Dataset records:
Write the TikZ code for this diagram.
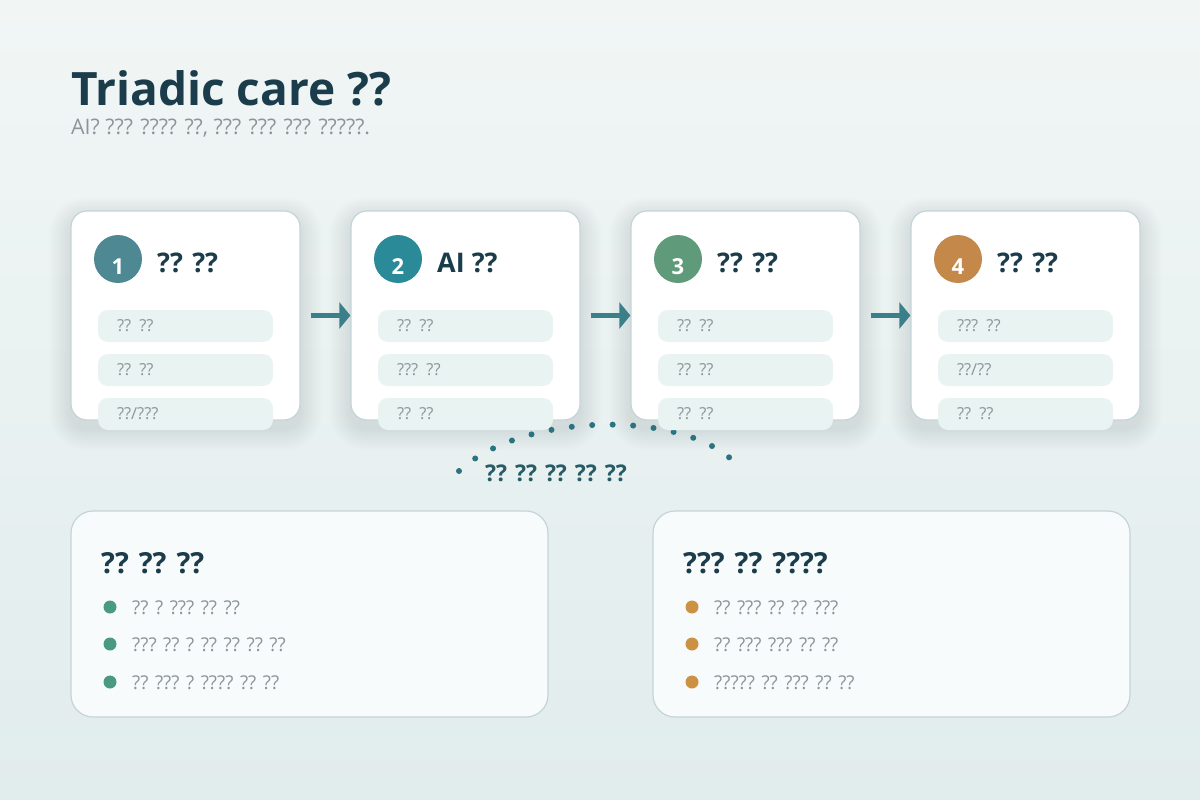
\documentclass[tikz,border=0pt]{standalone}
\usepackage{fontspec}
\setmainfont{Open Sans}
\usetikzlibrary{arrows.meta}

\definecolor{inkblue}{HTML}{1B3C4A}
\definecolor{softgray}{HTML}{8C9599}
\definecolor{cardline}{HTML}{C3D5D9}
\definecolor{pillfill}{HTML}{E9F3F2}
\definecolor{flowteal}{HTML}{3A7F8A}
\definecolor{dotteal}{HTML}{2A7380}
\definecolor{labelteal}{HTML}{275B66}
\definecolor{panelfill}{HTML}{F7FBFC}
\definecolor{panelline}{HTML}{C5D4D8}
\definecolor{bgtop}{HTML}{F1F6F5}
\definecolor{bgbottom}{HTML}{E1ECED}
\definecolor{stepone}{HTML}{4E8892}
\definecolor{steptwo}{HTML}{2A8A98}
\definecolor{stepthree}{HTML}{5F9A7A}
\definecolor{stepfour}{HTML}{C4894A}
\definecolor{bulletgreen}{HTML}{4A9A80}
\definecolor{bulletorange}{HTML}{CD9143}

\tikzset{
  card/.style={draw=cardline, line width=1.2pt, fill=white, rounded corners=16pt,
    minimum width=229pt, minimum height=209pt},
  badge/.style={circle, minimum size=48pt, inner sep=0pt},
  badgenum/.style={text=white, inner sep=0pt, font=\bfseries\fontsize{22}{26}\selectfont},
  cardtitle/.style={anchor=base west, inner sep=0pt, text=inkblue,
    font=\bfseries\fontsize{27}{32}\selectfont},
  pill/.style={fill=pillfill, rounded corners=10pt, minimum width=175pt, minimum height=32pt,
    text width=137pt, inner xsep=19pt, inner ysep=0pt, align=left, text=softgray,
    font=\fontsize{16.5}{20}\selectfont},
  flowarrow/.style={draw=flowteal, line width=4.5pt, shorten <=10pt,
    -{Triangle[length=11pt,width=26pt]}},
  panel/.style={draw=panelline, line width=1.2pt, fill=panelfill, rounded corners=22pt,
    minimum width=477pt, minimum height=206pt},
  paneltitle/.style={anchor=base west, inner sep=0pt, text=inkblue,
    font=\bfseries\fontsize{29}{34}\selectfont},
  bullet/.style={circle, minimum size=13pt, inner sep=0pt},
  itemtext/.style={anchor=base west, inner sep=0pt, text=softgray,
    font=\fontsize{19}{23}\selectfont}
}

\begin{document}
\begin{tikzpicture}[x=1pt, y=-1pt]
\useasboundingbox (0,0) rectangle (1200,800);
\shade[top color=bgtop, bottom color=bgbottom] (0,0) rectangle (1200,800);

% heading
\node[anchor=base west, inner sep=0pt, text=inkblue, font=\bfseries\fontsize{46}{56}\selectfont] (heading) at (71,105) {Triadic care ??};
\node[anchor=base west, inner sep=0pt, text=softgray, font=\fontsize{21.4}{26}\selectfont] (subheading) at (71,134) {AI? ??? ???? ??, ??? ??? ??? ?????.};

% soft shadows behind the cards
\foreach \cx in {185.5,465.5,745.5,1025.5}
  \foreach \s in {2,4,...,22}
    \fill[black, opacity=.007, rounded corners=16pt+\s pt] (\cx-114.5-\s,219-\s) rectangle (\cx+114.5+\s,428+\s);

% dotted arc under the cards
\coordinate (arcL) at (459,471);
\coordinate (arcR) at (738,466);
\draw[dotteal, line width=6pt, line cap=round, dash pattern=on 0pt off 20.5pt]
  (arcL) .. controls (525,410) and (690,410) .. (arcR);

% cards
\node[card] (card1) at (185.5,315.5) {};
\node[card] (card2) at (465.5,315.5) {};
\node[card] (card3) at (745.5,315.5) {};
\node[card] (card4) at (1025.5,315.5) {};

\node[badge, fill=stepone] (badge1) at (118,259) {};
\node[badge, fill=steptwo] (badge2) at (398,259) {};
\node[badge, fill=stepthree] (badge3) at (678,259) {};
\node[badge, fill=stepfour] (badge4) at (958,259) {};
\node[badgenum] (num1) at (118,267) {1};
\node[badgenum] (num2) at (398,267) {2};
\node[badgenum] (num3) at (678,267) {3};
\node[badgenum] (num4) at (958,267) {4};

\node[cardtitle] (title1) at (157,272) {?? ??};
\node[cardtitle] (title2) at (437,272) {AI ??};
\node[cardtitle] (title3) at (717,272) {?? ??};
\node[cardtitle] (title4) at (997,272) {?? ??};

\node[pill] (pill11) at (185.5,326) {?? ??};
\node[pill] (pill12) at (185.5,370) {?? ??};
\node[pill] (pill13) at (185.5,414) {??/???};
\node[pill] (pill21) at (465.5,326) {?? ??};
\node[pill] (pill22) at (465.5,370) {??? ??};
\node[pill] (pill23) at (465.5,414) {?? ??};
\node[pill] (pill31) at (745.5,326) {?? ??};
\node[pill] (pill32) at (745.5,370) {?? ??};
\node[pill] (pill33) at (745.5,414) {?? ??};
\node[pill] (pill41) at (1025.5,326) {??? ??};
\node[pill] (pill42) at (1025.5,370) {??/??};
\node[pill] (pill43) at (1025.5,414) {?? ??};

\draw[flowarrow] (card1.east) -- (card2.west);
\draw[flowarrow] (card2.east) -- (card3.west);
\draw[flowarrow] (card3.east) -- (card4.west);

\node[text=labelteal, inner sep=0pt, font=\bfseries\fontsize{23}{27}\selectfont] (arclabel) at (556,473) {?? ?? ?? ?? ??};

% lower panels
\node[panel] (carepanel) at (309.5,614) {};
\node[panel] (riskpanel) at (891.5,614) {};

\node[paneltitle] (caretitle) at (101,573) {?? ?? ??};
\node[bullet, fill=bulletgreen] (cb1) at (110,607) {};
\node[bullet, fill=bulletgreen] (cb2) at (110,644) {};
\node[bullet, fill=bulletgreen] (cb3) at (110,682) {};
\node[itemtext] (ct1) at (132,614) {?? ? ??? ?? ??};
\node[itemtext] (ct2) at (132,651) {??? ?? ? ?? ?? ?? ??};
\node[itemtext] (ct3) at (132,689) {?? ??? ? ???? ?? ??};

\node[paneltitle] (risktitle) at (683,573) {??? ?? ????};
\node[bullet, fill=bulletorange] (rb1) at (692,607) {};
\node[bullet, fill=bulletorange] (rb2) at (692,644) {};
\node[bullet, fill=bulletorange] (rb3) at (692,682) {};
\node[itemtext] (rt1) at (714,614) {?? ??? ?? ?? ???};
\node[itemtext] (rt2) at (714,651) {?? ??? ??? ?? ??};
\node[itemtext] (rt3) at (714,689) {????? ?? ??? ?? ??};
\end{tikzpicture}
\end{document}
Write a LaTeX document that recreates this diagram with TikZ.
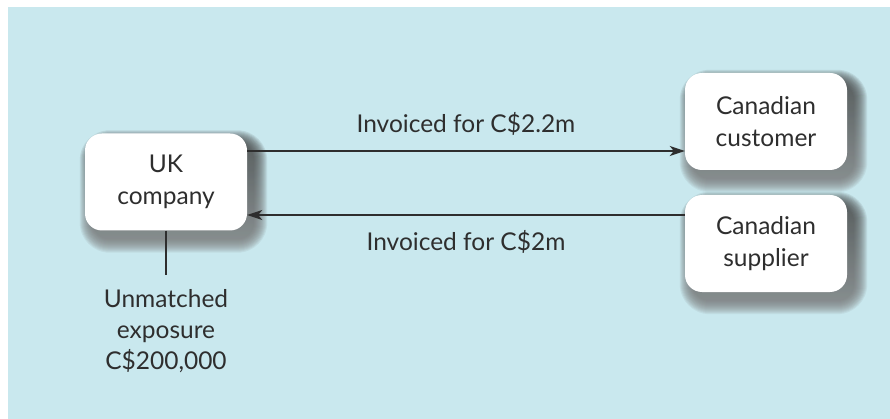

Task brief:
Without the images, write out each line of the data verbatim.

Reply to the exercise:
Write the TikZ code for this diagram.
\documentclass[tikz,border=0pt]{standalone}
\usepackage{fontspec}
\setmainfont{Open Sans}
\usetikzlibrary{arrows.meta}

\definecolor{inkblue}{HTML}{1B3C4A}
\definecolor{softgray}{HTML}{8C9599}
\definecolor{cardline}{HTML}{C3D5D9}
\definecolor{pillfill}{HTML}{E9F3F2}
\definecolor{flowteal}{HTML}{3A7F8A}
\definecolor{dotteal}{HTML}{2A7380}
\definecolor{labelteal}{HTML}{275B66}
\definecolor{panelfill}{HTML}{F7FBFC}
\definecolor{panelline}{HTML}{C5D4D8}
\definecolor{bgtop}{HTML}{F1F6F5}
\definecolor{bgbottom}{HTML}{E1ECED}
\definecolor{stepone}{HTML}{4E8892}
\definecolor{steptwo}{HTML}{2A8A98}
\definecolor{stepthree}{HTML}{5F9A7A}
\definecolor{stepfour}{HTML}{C4894A}
\definecolor{bulletgreen}{HTML}{4A9A80}
\definecolor{bulletorange}{HTML}{CD9143}

\tikzset{
  card/.style={draw=cardline, line width=1.2pt, fill=white, rounded corners=16pt,
    minimum width=229pt, minimum height=209pt},
  badge/.style={circle, minimum size=48pt, inner sep=0pt},
  badgenum/.style={text=white, inner sep=0pt, font=\bfseries\fontsize{22}{26}\selectfont},
  cardtitle/.style={anchor=base west, inner sep=0pt, text=inkblue,
    font=\bfseries\fontsize{27}{32}\selectfont},
  pill/.style={fill=pillfill, rounded corners=10pt, minimum width=175pt, minimum height=32pt,
    text width=137pt, inner xsep=19pt, inner ysep=0pt, align=left, text=softgray,
    font=\fontsize{16.5}{20}\selectfont},
  flowarrow/.style={draw=flowteal, line width=4.5pt, shorten <=10pt,
    -{Triangle[length=11pt,width=26pt]}},
  panel/.style={draw=panelline, line width=1.2pt, fill=panelfill, rounded corners=22pt,
    minimum width=477pt, minimum height=206pt},
  paneltitle/.style={anchor=base west, inner sep=0pt, text=inkblue,
    font=\bfseries\fontsize{29}{34}\selectfont},
  bullet/.style={circle, minimum size=13pt, inner sep=0pt},
  itemtext/.style={anchor=base west, inner sep=0pt, text=softgray,
    font=\fontsize{19}{23}\selectfont}
}

\begin{document}
\begin{tikzpicture}[x=1pt, y=-1pt]
\useasboundingbox (0,0) rectangle (1200,800);
\shade[top color=bgtop, bottom color=bgbottom] (0,0) rectangle (1200,800);

% heading
\node[anchor=base west, inner sep=0pt, text=inkblue, font=\bfseries\fontsize{46}{56}\selectfont] (heading) at (71,105) {Triadic care ??};
\node[anchor=base west, inner sep=0pt, text=softgray, font=\fontsize{21.4}{26}\selectfont] (subheading) at (71,134) {AI? ??? ???? ??, ??? ??? ??? ?????.};

% soft shadows behind the cards
\foreach \cx in {185.5,465.5,745.5,1025.5}
  \foreach \s in {2,4,...,22}
    \fill[black, opacity=.007, rounded corners=16pt+\s pt] (\cx-114.5-\s,219-\s) rectangle (\cx+114.5+\s,428+\s);

% dotted arc under the cards
\coordinate (arcL) at (459,471);
\coordinate (arcR) at (738,466);
\draw[dotteal, line width=6pt, line cap=round, dash pattern=on 0pt off 20.5pt]
  (arcL) .. controls (525,410) and (690,410) .. (arcR);

% cards
\node[card] (card1) at (185.5,315.5) {};
\node[card] (card2) at (465.5,315.5) {};
\node[card] (card3) at (745.5,315.5) {};
\node[card] (card4) at (1025.5,315.5) {};

\node[badge, fill=stepone] (badge1) at (118,259) {};
\node[badge, fill=steptwo] (badge2) at (398,259) {};
\node[badge, fill=stepthree] (badge3) at (678,259) {};
\node[badge, fill=stepfour] (badge4) at (958,259) {};
\node[badgenum] (num1) at (118,267) {1};
\node[badgenum] (num2) at (398,267) {2};
\node[badgenum] (num3) at (678,267) {3};
\node[badgenum] (num4) at (958,267) {4};

\node[cardtitle] (title1) at (157,272) {?? ??};
\node[cardtitle] (title2) at (437,272) {AI ??};
\node[cardtitle] (title3) at (717,272) {?? ??};
\node[cardtitle] (title4) at (997,272) {?? ??};

\node[pill] (pill11) at (185.5,326) {?? ??};
\node[pill] (pill12) at (185.5,370) {?? ??};
\node[pill] (pill13) at (185.5,414) {??/???};
\node[pill] (pill21) at (465.5,326) {?? ??};
\node[pill] (pill22) at (465.5,370) {??? ??};
\node[pill] (pill23) at (465.5,414) {?? ??};
\node[pill] (pill31) at (745.5,326) {?? ??};
\node[pill] (pill32) at (745.5,370) {?? ??};
\node[pill] (pill33) at (745.5,414) {?? ??};
\node[pill] (pill41) at (1025.5,326) {??? ??};
\node[pill] (pill42) at (1025.5,370) {??/??};
\node[pill] (pill43) at (1025.5,414) {?? ??};

\draw[flowarrow] (card1.east) -- (card2.west);
\draw[flowarrow] (card2.east) -- (card3.west);
\draw[flowarrow] (card3.east) -- (card4.west);

\node[text=labelteal, inner sep=0pt, font=\bfseries\fontsize{23}{27}\selectfont] (arclabel) at (556,473) {?? ?? ?? ?? ??};

% lower panels
\node[panel] (carepanel) at (309.5,614) {};
\node[panel] (riskpanel) at (891.5,614) {};

\node[paneltitle] (caretitle) at (101,573) {?? ?? ??};
\node[bullet, fill=bulletgreen] (cb1) at (110,607) {};
\node[bullet, fill=bulletgreen] (cb2) at (110,644) {};
\node[bullet, fill=bulletgreen] (cb3) at (110,682) {};
\node[itemtext] (ct1) at (132,614) {?? ? ??? ?? ??};
\node[itemtext] (ct2) at (132,651) {??? ?? ? ?? ?? ?? ??};
\node[itemtext] (ct3) at (132,689) {?? ??? ? ???? ?? ??};

\node[paneltitle] (risktitle) at (683,573) {??? ?? ????};
\node[bullet, fill=bulletorange] (rb1) at (692,607) {};
\node[bullet, fill=bulletorange] (rb2) at (692,644) {};
\node[bullet, fill=bulletorange] (rb3) at (692,682) {};
\node[itemtext] (rt1) at (714,614) {?? ??? ?? ?? ???};
\node[itemtext] (rt2) at (714,651) {?? ??? ??? ?? ??};
\node[itemtext] (rt3) at (714,689) {????? ?? ??? ?? ??};
\end{tikzpicture}
\end{document}
Write a LaTeX document that recreates this diagram with TikZ.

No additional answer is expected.